Posto isto, o que é o hype? Poderá ser o gosto dos outros, definido e perfeitamente sedimentado, a ser imposto aos milhões de ouvintes que ainda procuram o seu próprio gosto. E antes do processo começar, temos os patrões da indústria musical a mexer os cordelinhos, a pôr a máquina em andamento.

Esquecendo por um momento a massa indiferenciada dos consumidores ocasionais de música, posso acrescentar que o papel dos críticos é importantíssimo na divulgação, faz a ponte entre os projectos e o ouvinte crítico, que espera encontrar sempre qualquer coisa nova que possa alimentar a fome constante de coisas novas a que a música pop está quase sempre associada. (Esta é outra diferença em relação à música erudita: o amante desta última não se preocupa com a novidade, porque cada nova audição da mesma peça traz uma sensação diferente da anterior, a complexidade é exponencialmente superior em relação à música pop). Mas o ouvinte associa sempre a escolha do crítico à sua própria escolha. Cada nova banda terá que ter sempre afinidades com aquilo que ele já conhece, compreende. É por isso que o hip-hop nada me diz, por exemplo. Uma das últimas desilusões que apanhei (já há algum tempo) foi o álbum duplo dos Outkast, incensado em tudo quanto é sítio. No fundo, mesmo que aceitemos ouvir coisas absolutamente novas, acabamos sempre por cair na familiaridade daquilo que já conhecemos. Procuramos a semelhança, desconfiamos sempre da diferença. (Dou o exemplo de Bjork para explicar melhor esta última ideia: concedo que o seu último álbum será realmente definidor de novas fronteiras - como o são, aliás, os anteriores - mas continuam-me a escapar muitos pormenores, tudo o que tem de diferente).

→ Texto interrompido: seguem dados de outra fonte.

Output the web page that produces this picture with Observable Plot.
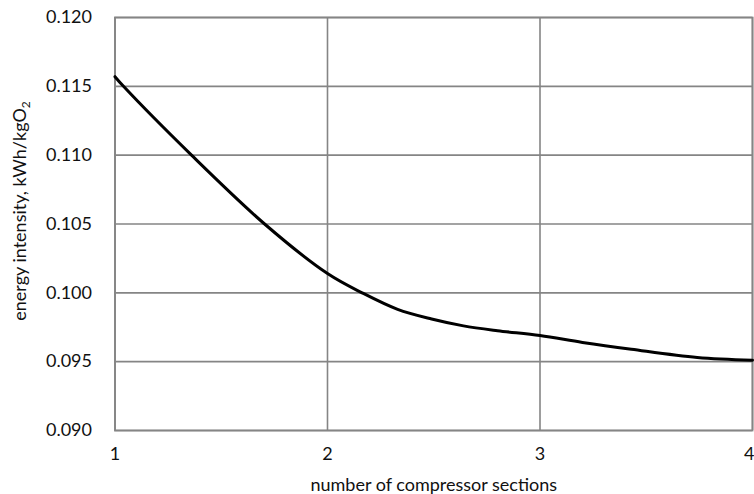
<!DOCTYPE html>
<html>
<head>
<meta charset="utf-8">
<script src="https://cdn.jsdelivr.net/npm/d3@7"></script>
<script src="https://cdn.jsdelivr.net/npm/@observablehq/plot@0.6"></script>
<style>
  html, body { margin: 0; padding: 0; background: #fff; }
  #chart svg { display: block; }
</style>
</head>
<body>
<div id="chart"></div>
<script>
const sections = [1, 1.04, 1.36, 1.704, 2, 2.163, 2.33, 2.49, 2.64, 2.8, 3, 3.2, 3.43, 3.74, 4];
const intensity = [0.1157, 0.1150, 0.1100, 0.1050, 0.1014, 0.1000, 0.0988, 0.0981, 0.0976, 0.09725, 0.0969, 0.0964, 0.0959, 0.0953, 0.0951];
const xTicks = [1, 2, 3, 4];
const yTicks = [0.090, 0.095, 0.100, 0.105, 0.110, 0.115, 0.120];
const xLabel = "number of compressor sections";
const yLabel = "energy intensity, kWh/kgO";
const yLabelSub = "2";

const data = sections.map((s, i) => ({x: s, y: intensity[i]}));
const gridColor = "#858585";
const fs = 18;
const fx = d3.format("d");
const fy = d3.format(".3f");

const chart = Plot.plot({
  width: 754,
  height: 494,
  marginLeft: 114.5,
  marginRight: 2,
  marginTop: 17,
  marginBottom: 64,
  style: {fontFamily: "Lato, 'Open Sans', sans-serif", fontSize: fs + "px", color: "#111", background: "#fff"},
  x: {domain: [1, 4], label: null},
  y: {domain: [0.090, 0.120], label: null},
  marks: [
    Plot.gridX(xTicks, {stroke: gridColor, strokeOpacity: 1, strokeWidth: 1.6}),
    Plot.gridY(yTicks, {stroke: gridColor, strokeOpacity: 1, strokeWidth: 1.6}),
    Plot.frame({stroke: gridColor, strokeWidth: 1.8}),
    Plot.axisX(xTicks.slice(0, 3), {tickSize: 0, tickPadding: 17, tickFormat: fx, label: null, fontSize: fs}),
    Plot.axisX(xTicks.slice(3), {tickSize: 0, tickPadding: 17, tickFormat: fx, label: null, fontSize: fs, textAnchor: "end", dx: 2}),
    Plot.axisY(yTicks, {tickSize: 0, tickPadding: 23, tickFormat: fy, label: null, fontSize: fs}),
    Plot.line(data, {x: "x", y: "y", stroke: "#000", strokeWidth: 3, curve: "catmull-rom"}),
    Plot.text([xLabel], {frameAnchor: "bottom", dy: 55, lineAnchor: "middle", textAnchor: "middle", text: d => d, fontSize: fs, fill: "#111"}),
    Plot.text([yLabel], {frameAnchor: "left", dx: -95, dy: -13, rotate: -90, textAnchor: "middle", lineAnchor: "middle", text: d => d, fontSize: fs, fill: "#111", className: "ylab"})
  ]
});

// add subscript as a real tspan
const yl = chart.querySelector(".ylab text");
if (yl) {
  const ts = document.createElementNS("http://www.w3.org/2000/svg", "tspan");
  ts.setAttribute("font-size", "12");
  ts.setAttribute("dy", "4");
  ts.textContent = yLabelSub;
  yl.appendChild(ts);
}
document.getElementById("chart").appendChild(chart);
</script>
</body>
</html>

O hype será assim um fenómeno de contaminação de um público alargado com origem num grupo muito restrito. Exemplos abundam, mas tudo muda em pouco tempo. Os Franz Ferdinand, por exemplo, adorados pela imprensa e por uma certa fatia de juventude que se auto-denomina alternativa (seja lá o que isso for), irão dentro de pouco tempo vender tanto como uns Coldplay; quem gostará deles nessa altura, para além dos milhões que compram os discos? E os Arcade Fire, atingirão algum dia o estatuto dos Coldplay? Parece que também são queridos dos U2, como estes últimos e os Franz Ferdinand. Meio caminho andado para o esquecimento crítico, é bom de ver. E nisso, és capaz de ter razão.